The hydronic system utilizes two different liquids – water and antifreeze. Many types of antifreeze are used, though propylene glycol is commonly used. These two liquids are run through the underfloor pipings alternatively in a closed-loop, and make trips from the boiler to the floor and vice-versa.

The pipes used below the floor are typically made out of a plastic such as polyethylene. However, there are still some hydroponic systems that use steel or copper pipes instead of plastic for the liquids.

On the other hand, electric systems use electric energy to generate heat instead of relying on liquids. This system utilizes time-of-use electricity metering and is generally easier to set up compared to hydronic systems. 

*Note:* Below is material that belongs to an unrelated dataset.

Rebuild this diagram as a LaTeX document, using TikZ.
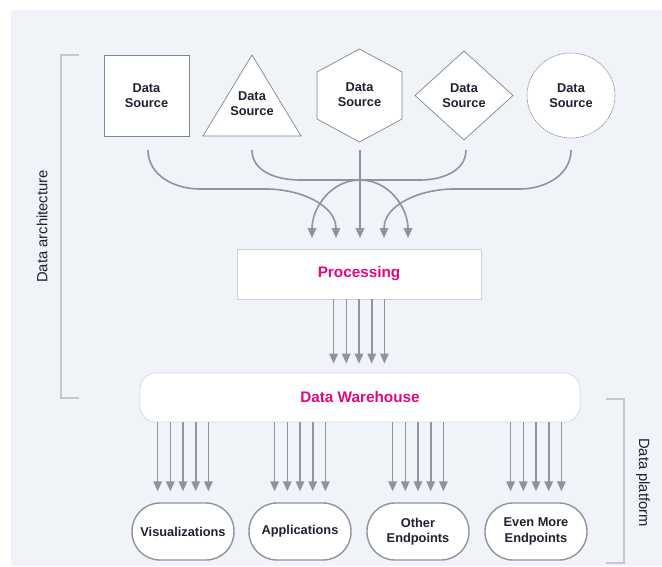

The main advantage of radiant heating is that heat is distributed evenly. Since every square foot of the floor is covered by the system, there won’t be any “cold spots” anywhere. It also provides more space for other design choices, since the heating distribution happens below the floor.

Many modern radiant floor heating systems also have the advantage of being smart-capable. With a WiFi connection, you can set the temperature of the system from anywhere in the house with any phone, tablet, or laptop. You can even set the temperature for guests while you’re away from home. 

The main downside of radiant floor heating is that it is expensive to set up and install due to its delicate nature. It can also be difficult to set up in an already-built home, as you would have to break and rebuild the entire floor to do so. And because of the system still taking up space, you may find that the floor’s height will increase by quite a bit after installation – that is, of course, unless you’ve planned around this beforehand.